Usually crypto-currencies/tokens simply pride themselves on the transparency with which future supply is limited. This is why the most expensive pint of beer ever bought was the one paid for in Bitcoin at a 'bitcoin-accepting bar' in New York circa 2013 (when a Bitcoin went for cost $13.4). Who'll be making that mistake again? In short, it's not currency.
One crypto project, however, looks fundamentally different: Blockstack. The reason is two-fold. First, and most importantly, Blockstack's entire raison d'etre is to reclaim ownership of your identity from the attention economy. Own your online identity, and you secede from the main instruments of the attention economy, since your interests, your activity, your online soul, cannot be separately identified by suppliers of feedstock for the attention economy (ie, Google, Facebook and the rest of the gang). But by the same token (pun intended) your Blockstack identity will potentially allow you to interact with the rest of the online world on your own terms.

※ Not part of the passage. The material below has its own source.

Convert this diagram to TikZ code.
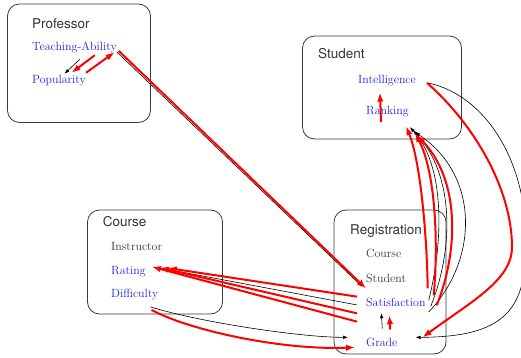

But this Blockstack-friendly environment is unlikely to be 'free', since it does not yield the valuable information about you which the attention economy covets. Rather, the services are likely to be paid for, in Blockstack tokens. And since there is actually a value attached to your attention span, then in theory, the value of the Blockstack token you use to defect from the attention economy will discover it. Counter-intuitively, then, the most important thing about the Blockstack token (called the Stacks) in the near future is precisely that it does not become hostage to the preservation of value function of money, and that it does not find itself 'soaring in value' on the back of a general upsurge in crypto-mania. Rather, if it is to succeed, it is crucial that there are enough Stacks around to allow for its use as a currency for attention-economy defectors.
It is, I think a noble and probably necessary aim. Consequently, this blog is part of the Blockstack world; one of my redundant storage solutions is in the Blockstack sphere; I have a Blockstack D-mail address, and as the environment develops I fully intend to migrate as much as possible of my online activity to Blockstack-friendly environments.
This piece has taken me several days to write, and, if you have finished it, you're probably thinking it took an uncomfortably long time to read. If you made it to the end, then statistically you're doing well. I did my best, I hope it was worth it.